En fait, Lüpertz ne s’intéresse pas à la narration : il choisit des formes, il crée une atmosphère, et il laisse au visiteur le soin d’imaginer lui-même une histoire. Les formes, il les emprunte parfois à d’autres peintres qui l’on précédé : Puvis de Chavannes, qu’il admire, et dont il utilise beaucoup la barque du Pauvre pêcheur, ou David, à qui il reprend le torse de dos appartenant au Patrocle du musée de Cherbourg. Ces deux éléments se télescopent à plusieurs reprises, comme dans Le Bateau rouge ou La Haute Montagne, deux œuvres de 2013. Les corps sont là pour peupler les paysages que Lüpertz peint d’abord : la première salle de l’exposition montre ainsi cinq petites vues du lac de Siethen, où se mettent en place les blocs de couleur correspondant à l’eau, aux arbres et aux berges, et deux grandes toiles qui superposent au lac deux nus, le titre devenant alors Séduction ou Dante + Béatrice.
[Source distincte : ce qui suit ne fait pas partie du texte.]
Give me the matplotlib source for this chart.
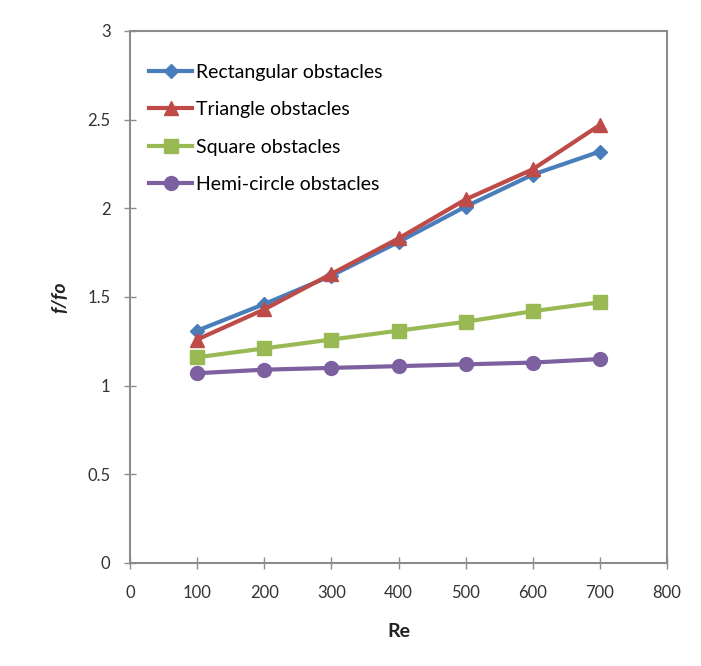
import matplotlib.pyplot as plt

# friction factor ratio vs Reynolds number for each obstacle shape
re = [100, 200, 300, 400, 500, 600, 700]
rect = [1.31, 1.46, 1.62, 1.81, 2.01, 2.19, 2.32]
triangle = [1.26, 1.43, 1.63, 1.83, 2.05, 2.22, 2.47]
square = [1.16, 1.21, 1.26, 1.31, 1.36, 1.42, 1.47]
hemi = [1.07, 1.09, 1.10, 1.11, 1.12, 1.13, 1.15]

labels = ['Rectangular obstacles', 'Triangle obstacles',
          'Square obstacles', 'Hemi-circle obstacles']
xticks = [0, 100, 200, 300, 400, 500, 600, 700, 800]
yticks = [0, 0.5, 1, 1.5, 2, 2.5, 3]

plt.rcParams['font.family'] = ['Lato', 'DejaVu Sans']

fig = plt.figure(figsize=(7.01, 6.66), dpi=100)
ax = fig.add_axes([0.1855, 0.1547, 0.766, 0.7988])

ax.plot(re, rect, color='#4A7EBB', lw=3, marker='D', ms=7, label=labels[0])
ax.plot(re, triangle, color='#BE4B48', lw=3, marker='^', ms=10, label=labels[1])
ax.plot(re, square, color='#98B954', lw=3, marker='s', ms=10, label=labels[2])
ax.plot(re, hemi, color='#7D60A0', lw=3, marker='o', ms=10, label=labels[3])

ax.set_xlim(0, 800)
ax.set_ylim(0, 3)
ax.set_xticks(xticks)
ax.set_yticks(yticks)
ax.set_yticklabels(['0', '0.5', '1', '1.5', '2', '2.5', '3'])

for s in ax.spines.values():
    s.set_color('#8c8c8c')
    s.set_linewidth(1.5)
ax.tick_params(colors='#8c8c8c', labelcolor='#333333', labelsize=12,
               direction='inout', length=8, width=1)
ax.tick_params(axis='x', pad=12)
ax.tick_params(axis='y', pad=10)

ax.set_xlabel('Re', fontsize=14, fontweight='bold', color='#222222', labelpad=16)
ax.set_ylabel('f/fo', fontsize=14, fontweight='bold', style='italic',
              color='#222222', labelpad=14)

ax.legend(loc='upper left', frameon=False, fontsize=14, handlelength=2.2,
          handletextpad=0.2, labelspacing=1.05, borderaxespad=0.6,
          bbox_to_anchor=(0.0, 0.975))

fig.savefig('out.png', dpi=100, facecolor='white')
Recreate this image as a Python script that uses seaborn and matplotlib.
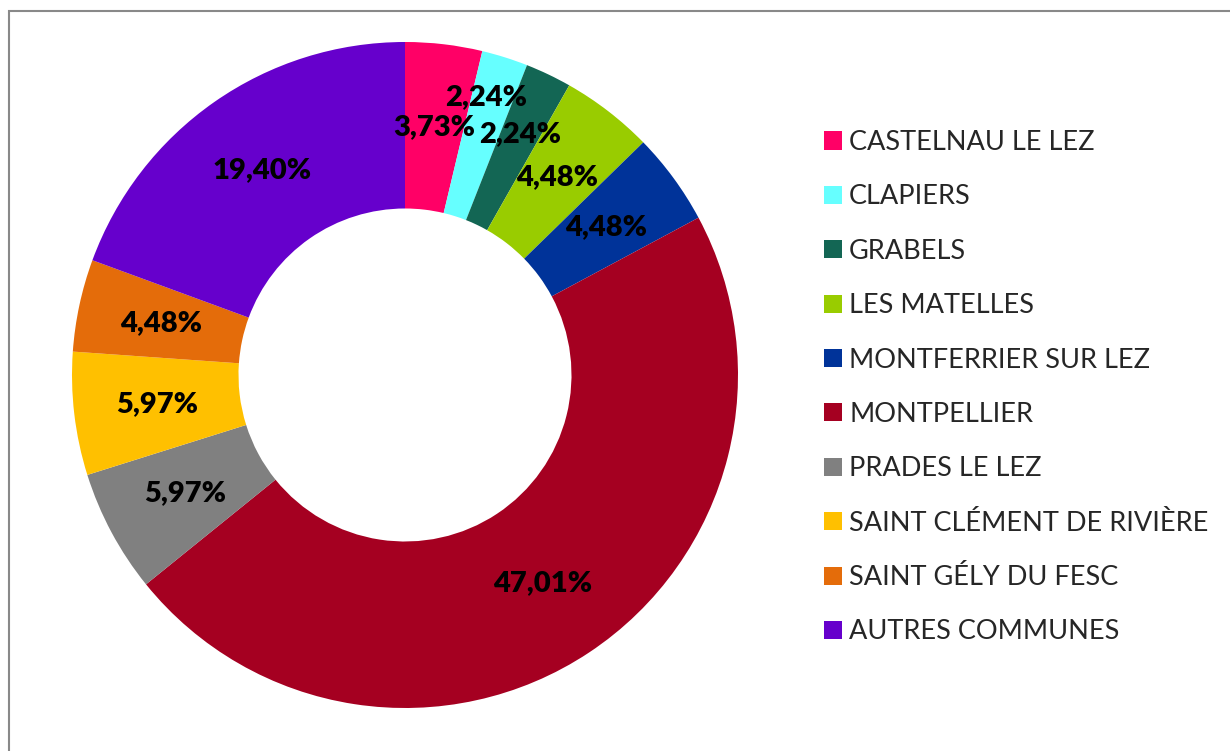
import numpy as np
import matplotlib
matplotlib.use("Agg")
from matplotlib import pyplot as plt
from matplotlib.patches import Rectangle
import seaborn as sns

communes = ['CASTELNAU LE LEZ', 'CLAPIERS', 'GRABELS', 'LES MATELLES',
            'MONTFERRIER SUR LEZ', 'MONTPELLIER', 'PRADES LE LEZ',
            'SAINT CLÉMENT DE RIVIÈRE', 'SAINT GÉLY DU FESC', 'AUTRES COMMUNES']
parts = [3.73, 2.24, 2.24, 4.48, 4.48, 47.01, 5.97, 5.97, 4.48, 19.40]
couleurs = ['#FF0066', '#66FFFF', '#136654', '#99CC00', '#003399',
            '#A50021', '#808080', '#FFC000', '#E46C0A', '#6600CC']
# radial position of each label (fraction of outer radius)
label_r = [0.75, 0.87, 0.80, 0.75, 0.75, 0.75, 0.75, 0.75, 0.75, 0.75]

sns.set_theme(style="white")
plt.rcParams['font.family'] = ['Lato', 'DejaVu Sans']

W, H = 1230, 751
fig = plt.figure(figsize=(W / 100, H / 100), dpi=100)
R = 333
cx, cy = 405, 375
ax = fig.add_axes([(cx - R) / W, (H - cy - R) / H, 2 * R / W, 2 * R / H])

wedges, _ = ax.pie(parts, colors=sns.color_palette(couleurs), startangle=90,
                   counterclock=False, radius=1,
                   wedgeprops=dict(width=0.5, linewidth=0))
ax.set_xlim(-1, 1)
ax.set_ylim(-1, 1)
ax.set_aspect('equal')
ax.axis('off')

for w, p, r in zip(wedges, parts, label_r):
    ang = np.deg2rad((w.theta1 + w.theta2) / 2)
    if r > 0.8:
        ang += np.deg2rad(1.2)
    ax.text(r * np.cos(ang), r * np.sin(ang), f"{p:.2f}%".replace('.', ','),
            ha='center', va='center', fontsize=21, fontweight='heavy', color='black')

fig.legend(wedges, communes, loc='upper left',
           bbox_to_anchor=(824 / W, 1 - 130 / H), frameon=False,
           fontsize=19.5, handlelength=0.65, handleheight=0.65,
           handletextpad=0.28, labelspacing=1.085, borderpad=0, borderaxespad=0)

fig.patches.append(Rectangle((9 / W, -0.1), 1.2, 1 - 11 / H + 0.1,
                             transform=fig.transFigure, fill=False,
                             edgecolor='#898989', linewidth=1.5))

fig.savefig('out.png', dpi=100)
Aux côtés de ces silhouettes « arcadiennes », le peintre rapporte parfois quelques objets symboliques déjà présents dans son univers, notamment le casque hitlérien, le crâne tout droit sorti des Vanités, ou le coquillage. Et tout comme, dans sa sculpture, Lüpertz déclare aller à l’encontre de la perfection de l’art grec classique pour revenir à la raideur des formes archaïques, dans sa peinture, on ne trouvera pas le poli, le léché qui le ferait rejoindre les spécialistes germaniques des scènes mythologiques au XIXe siècle, comme Anselm Feuerbach ou Hans von Marées : les coups de pinceaux sont délibérément visibles, avec force coulures, le fonds nu de la toile ou du papier est parfois apparent. Dans les années 1960, l’artiste appelait ses toiles « Dithyrambes », du nom des poèmes faisant l’éloge de Dionysos, et c’est un peu l’ivresse du culte bacchique qu’il prétend retrouver.
Outre les sculptures et les peintures, le musée des Beaux-arts d’Orléans propose aussi, dans ses cabinets d’arts graphiques, une sélection de dessins de Markus Lüpertz permettent de poursuivre l’exploration de l’univers créatif de l’artiste, qu’il s’agisse de dessins préparatoires à des œuvres en deux ou trois dimensions, ou de pastels témoignant des différentes étapes de la réalisation d’une statue monumentale comme son Hercule de dix-huit mètres de haut. De quoi aider le spectateur à déchiffrer ces énigmes que Markus Lüpertz affirme proposer, chacun ayant la liberté – ou l’obligation – d’interpréter l’œuvre pour lui donner le sens qui lui convient.